Check Out Mecklenburg Audubon's "Lost Bird Project" screening.

Below is a release detailing Mecklenburg Audubon's screening of the Lost Bird Project, a film detailing some North American bird species we have lost forever.

MAS presents – Special film screening of The Lost Bird Project
When  - Thur, Sept 4th at 7:30 PM (Refreshments begin around 7:15 pm)
Where - Tyvola Rd Senior Center, 2225 Tyvola Rd, Charlotte, NC 28210
More info - http://meckbirds.org

Welcome back to a new birding season of programs with MAS! We will begin this
season with a powerful film to inspire and reignite our spirit of stewardship
and preservation. MAS will host a special screening of the film The Lost Bird
Project. 

“Gone and nearly forgotten, the Labrador Duck, Great Auk, Heath Hen, Carolina
Parakeet and Passenger Pigeon have left a hole in the American landscape and in
our collective memory.

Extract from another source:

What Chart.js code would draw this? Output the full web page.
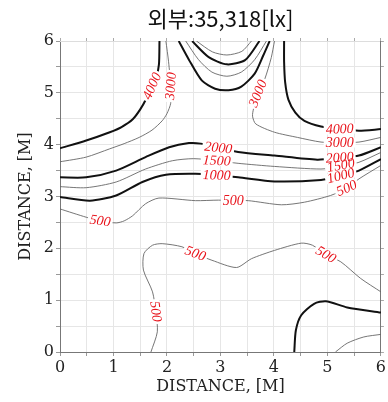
<!DOCTYPE html>
<html>
<head>
<meta charset="utf-8">
<script src="https://cdn.jsdelivr.net/npm/chart.js@4.4.1/dist/chart.umd.min.js"></script>
<style>
  html, body { margin: 0; padding: 0; background: #fff; }
</style>
</head>
<body>
<canvas id="c" width="388" height="402"></canvas>
<script>
// ===== DATA (contour lines, [x, y] in metres) =====
const chartTitle = "외부:35,318[lx]";
const axisTitle = "DISTANCE, [M]";

// left / upper band
const c4000a = [[1.86,6],[1.85,5.55],[1.8,5.3],[1.72,5.13],[1.62,4.9],[1.5,4.68],[1.36,4.49],[1.15,4.34],[0.93,4.24],[0.49,4.08],[0,3.93]];
const c3000a = [[1.98,6],[2.03,5.6],[2.07,5.13],[2.07,4.8],[2.0,4.6],[1.91,4.46],[1.72,4.28],[1.48,4.14],[1.2,4.02],[0.93,3.92],[0.49,3.76],[0,3.67]];
const c2000a = [[0,3.37],[0.49,3.37],[1.05,3.5],[1.6,3.76],[2.04,3.95],[2.41,4.03],[2.63,4.02],[2.96,3.94],[3.33,3.86],[4.01,3.79],[4.81,3.71],[5.23,3.75],[5.59,3.79],[6,3.95]];
const c1500a = [[0,3.19],[0.49,3.17],[1.05,3.28],[1.6,3.53],[2.1,3.69],[2.5,3.73],[2.93,3.69],[3.33,3.64],[4.01,3.58],[4.88,3.53],[5.25,3.58],[5.59,3.66],[6,3.85]];
const c1000a = [[0,2.99],[0.56,2.92],[1.05,3.02],[1.54,3.28],[1.98,3.42],[2.53,3.44],[2.93,3.41],[3.33,3.37],[4.01,3.29],[4.88,3.32],[5.25,3.4],[5.59,3.5],[6,3.72]];
const c500a = [[0,2.76],[0.49,2.6],[0.75,2.53],[1.05,2.49],[1.2,2.53],[1.36,2.63],[1.6,2.86],[1.85,2.97],[2.53,2.92],[2.96,2.93],[3.24,2.92],[3.52,2.92],[4.14,2.84],[4.57,2.89],[5.06,3.02],[5.36,3.16],[5.59,3.34],[6,3.6]];

// right side
const c3000b = [[4.01,6],[3.95,5.68],[3.83,5.27],[3.7,4.99],[3.62,4.7],[3.6,4.55],[3.66,4.4],[4.01,4.24],[4.44,4.14],[4.88,4.05],[5.23,4.04],[5.59,4.05],[6,4.14]];
const c4000b = [[4.19,6],[4.19,5.6],[4.21,5.2],[4.27,4.87],[4.4,4.62],[4.57,4.46],[4.88,4.35],[5.23,4.3],[5.59,4.27],[6,4.3]];

// valley at the top
const c2000t = [[2.22,6],[2.41,5.64],[2.65,5.24],[2.9,5.08],[3.15,5.05],[3.39,5.12],[3.64,5.37],[3.8,5.72],[3.92,6]];
const c1500t = [[2.35,6],[2.59,5.64],[2.84,5.4],[3.12,5.32],[3.39,5.4],[3.64,5.64],[3.86,6]];
const c1000t = [[2.47,6],[2.78,5.69],[3.12,5.55],[3.46,5.63],[3.73,6]];
const c500t = [[2.55,6],[2.85,5.79],[3.12,5.73],[3.4,5.8],[3.58,6]];

// lower part
const c500b = [[1.7,0],[1.82,0.39],[1.79,0.78],[1.73,1.16],[1.56,1.58],[1.57,1.9],[1.73,2.06],[1.91,2.09],[2.28,2.03],[2.53,1.9],[2.84,1.77],[3.3,1.63],[3.58,1.8],[4.01,1.96],[4.51,2.1],[4.72,2.06],[4.97,1.88],[5.25,1.74],[5.62,1.42],[6,1.16]];
const c1000b = [[4.38,0],[4.41,0.42],[4.51,0.71],[4.75,0.93],[4.97,0.98],[5.37,0.86],[6,0.76]];
const c1500b = [[5.15,0],[5.37,0.17],[5.68,0.29],[6,0.34]];

// contour labels
const labelText = ["4000","3000","3000","4000","3000","2000","1500","1000","2000","1500","1000","500","500","500","500","500","500"];
const labelX    = [1.72, 2.07, 3.7, 5.23, 5.23, 2.96, 2.93, 2.93, 5.23, 5.25, 5.25, 5.36, 3.24, 0.75, 2.53, 4.97, 1.79];
const labelY    = [5.13, 5.13, 4.99, 4.3, 4.04, 3.94, 3.69, 3.41, 3.75, 3.6, 3.4, 3.16, 2.92, 2.53, 1.9, 1.88, 0.78];
const labelRot  = [-66, -86, -68, -2, 0, 6, 3, 2, -4, -10, -14, -24, 0, 8, 20, 30, 82];

// ===== CHART =====
const thick = [c4000a, c2000a, c1000a, c4000b, c2000t, c1000t, c1000b];
const thin = [c3000a, c1500a, c500a, c3000b, c1500t, c500t, c500b, c1500b];

const toPts = (arr) => arr.map((p) => ({ x: p[0], y: p[1] }));
const mk = (arr, isThick) => ({
  data: toPts(arr),
  showLine: true,
  borderColor: isThick ? "#111" : "#666",
  borderWidth: isThick ? 2 : 0.9,
  pointRadius: 0,
  tension: 0.25,
  fill: false,
});

const datasets = [
  ...thin.map((a) => mk(a, false)),
  ...thick.map((a) => mk(a, true)),
];

const serif = "'DejaVu Serif', serif";

// title drawn over the plot centre
const titlePlugin = {
  id: "plotTitle",
  afterDraw(chart) {
    const { ctx, chartArea } = chart;
    ctx.save();
    ctx.font = "22px 'Noto Sans CJK KR', sans-serif";
    ctx.fillStyle = "#111";
    ctx.textAlign = "center";
    ctx.textBaseline = "middle";
    ctx.fillText(chartTitle, (chartArea.left + chartArea.right) / 2, 19);
    ctx.restore();
  },
};

// red inline contour labels
const labelPlugin = {
  id: "contourLabels",
  afterDatasetsDraw(chart) {
    const { ctx } = chart;
    const sx = chart.scales.x, sy = chart.scales.y;
    ctx.save();
    ctx.font = "italic 14px 'Liberation Serif', serif";
    ctx.textAlign = "center";
    ctx.textBaseline = "middle";
    const spots = labelText.map((t, i) => ({
      t,
      px: sx.getPixelForValue(labelX[i]),
      py: sy.getPixelForValue(labelY[i]),
      a: (labelRot[i] * Math.PI) / 180,
      w: ctx.measureText(t).width,
    }));
    // white gaps first, then text
    spots.forEach((s) => {
      ctx.save();
      ctx.translate(s.px, s.py);
      ctx.rotate(s.a);
      ctx.fillStyle = "#fff";
      ctx.fillRect(-s.w / 2 - 2, -5, s.w + 4, 10);
      ctx.restore();
    });
    spots.forEach((s) => {
      ctx.save();
      ctx.translate(s.px, s.py);
      ctx.rotate(s.a);
      ctx.fillStyle = "#e8141c";
      ctx.fillText(s.t, 0, 0.5);
      ctx.restore();
    });
    ctx.restore();
  },
};

const mainAxis = (pos, titlePad, sizeFn) => ({
  type: "linear",
  position: pos,
  min: 0,
  max: 6,
  ticks: {
    stepSize: 0.5,
    autoSkip: false,
    maxRotation: 0,
    padding: 2,
    color: "#222",
    font: { family: serif, size: 16 },
    callback: (v) => (Number.isInteger(v) ? v : ""),
  },
  grid: { color: "#e6e6e6", tickColor: "#999", tickLength: 4 },
  border: { color: "#777" },
  title: {
    display: true,
    text: axisTitle,
    color: "#222",
    font: { family: serif, size: 16 },
    padding: titlePad,
  },
  afterFit: sizeFn,
});

const sideAxis = (pos, sizeFn) => ({
  type: "linear",
  position: pos,
  min: 0,
  max: 6,
  ticks: { display: false, stepSize: 0.5 },
  grid: { drawOnChartArea: false, tickColor: "#aaa", tickLength: 3 },
  border: { color: pos === "top" ? "#ddd" : "#777" },
  afterFit: sizeFn,
});

new Chart(document.getElementById("c"), {
  type: "scatter",
  data: { datasets },
  options: {
    responsive: false,
    animation: false,
    devicePixelRatio: 1,
    layout: { padding: { top: 36, left: 0, right: 0, bottom: 0 } },
    plugins: {
      legend: { display: false },
      tooltip: { enabled: false },
    },
    scales: {
      x: mainAxis("bottom", { top: 0, bottom: 6 }, (s) => { s.height = 50; }),
      y: mainAxis("left", { top: 16, bottom: 0 }, (s) => { s.width = 60; }),
      xTop: sideAxis("top", (s) => { s.height = 5; }),
      yRight: sideAxis("right", (s) => { s.width = 4; }),
    },
  },
  plugins: [labelPlugin, titlePlugin],
});
</script>
</body>
</html>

Moved by their stories, sculptor Todd McGrain set out to
bring their vanished forms back into the world by perma-nently placing his
elegant, evocative bronze memorials at the location of each bird’s demise.
“These birds are not commonly known and they ought to be, because forgetting
is another kind of extinction,” McGrain said. “It’s such a thorough
erasing.” The film tells the story of how these birds came to meet their
fates and the journey that leads McGrain from the swamps of Florida, the final
roosting ground of the Carolina Parakeet, to a tiny island off the coast of
Newfoundland, where some of the last Great Auks made their nests and where the
local towns-people still mourn their absence 150 years later. The Lost Bird
Project, directed by Deborah Dickson and produced by Muffie Meyer, is a film
about public art, extinction and memory. It is an elegy to five extinct North
American birds and a thoughtful, moving, sometimes humorous look at the artist
and his mission.” For more info: www.lostbirdfilm.org


The Carolina Parakeet was once abundant throughout the southeastern United States, but was hunted to extinction for its plumage and for its propensity to raid crops.